Hezbollah’s evolution is no accident. Uncovered documents from a Lebanese engineering firm show years of reverse-engineering captured Israeli technology, funded through opaque networks in South America and West Africa. The drones now carry electro-optical sensors, allowing them to loiter for hours. They can be armed with small shaped charges or simply used for reconnaissance. In the past month, three such craft have crossed the border undetected, one crashing near a Haifa petrochemical plant.
British involvement is deeper than publicly acknowledged. Defence Science and Technology Laboratory (Dstl) scientists in Porton Down and Farnborough have received fragments from two of these drones via liaison channels. Their brief: identify electronic signatures, trace component supply chains, and suggest countermeasures. A senior MoD official told me, “We are not just watching. We are learning. The tactics developed against Israel could be used against NATO infrastructure in eastern Europe or elsewhere.”
The vulnerability is stark: Hezbollah’s drones cost a few thousand dollars each. Israel’s layered defence systems cost millions. The asymmetry is not lost on Treasury analysts who calculate that a sustained drone campaign could bleed Israeli reserves. One classified assessment warns that “current interception rates will drop below 50 per cent within six months unless new radar and directed-energy systems are fielded.”
For Britain, the stakes are twofold. First, it is the vulnerability of its own bases in Cyprus and the Gulf, which host RAF and US strike aircraft. Second, it is the risk of blowback leaked sabotage in places where Hezbollah has reach. A recent Home Office threat assessment notes “increased chatter” about drones targeting London’s financial district in the event of a major escalation.
Interviews with former MI6 officers paint a picture of an intelligence community playing catch-up. Hezbollah’s drone programme is not new, but its sophistication has outpaced predictions. One ex-operative described the group’s procurement as “globalised and resilient: sensors from Japan, motors from Germany, airframes printed in China. We track 30 per cent of the pieces at best.”

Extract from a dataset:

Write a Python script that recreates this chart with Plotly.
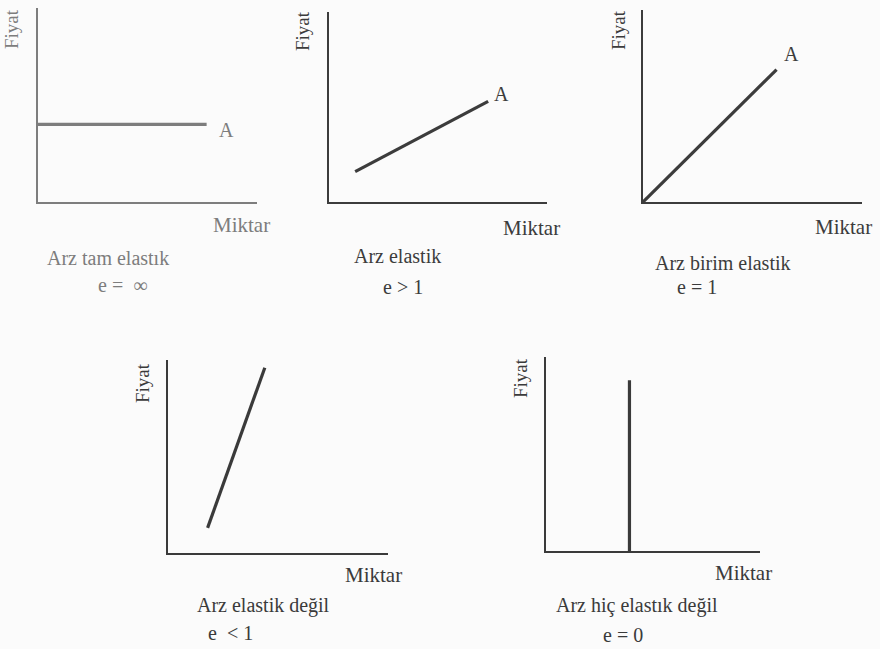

The political dimension cuts deep. Israeli officials accuse Britain of being soft on Hezbollah’s sponsors in Tehran. British diplomats counter that sanctions alone cannot stop technology transfer. Behind closed doors, both sides agree on one thing: the era of cheap, precise, disposable drones has arrived. Defending against them requires a rethink of how wars are fought and how cities are protected.

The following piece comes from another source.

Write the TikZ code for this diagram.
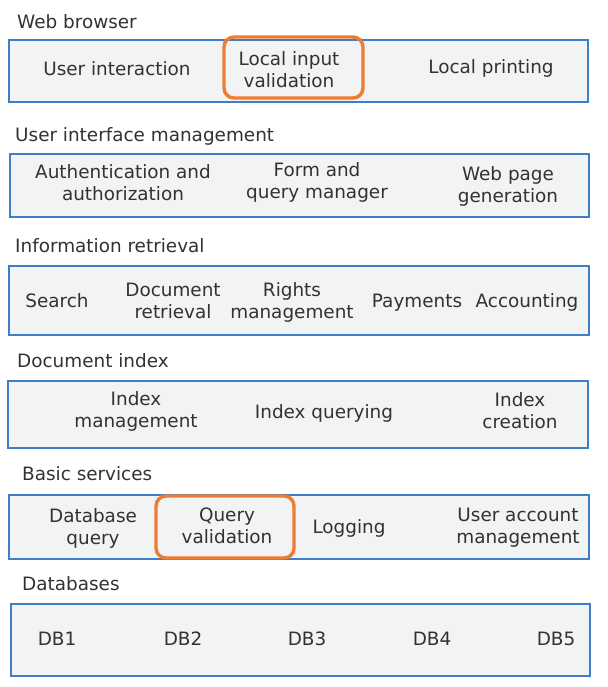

As this story goes to press, Dstl scientists are running simulation after simulation. They are mapping weaknesses in the drone’s control links, testing jamming patterns. But source concedes the real breakthrough will not be electronic. It will be political: cutting the cash flow that buys these machines. Until then, the drones keep coming, and the labs keep studying the wreckage.
This is a developing story. More details will emerge as documents are verified and sources speak on the record. Follow the money, follow the trail, and watch the skies.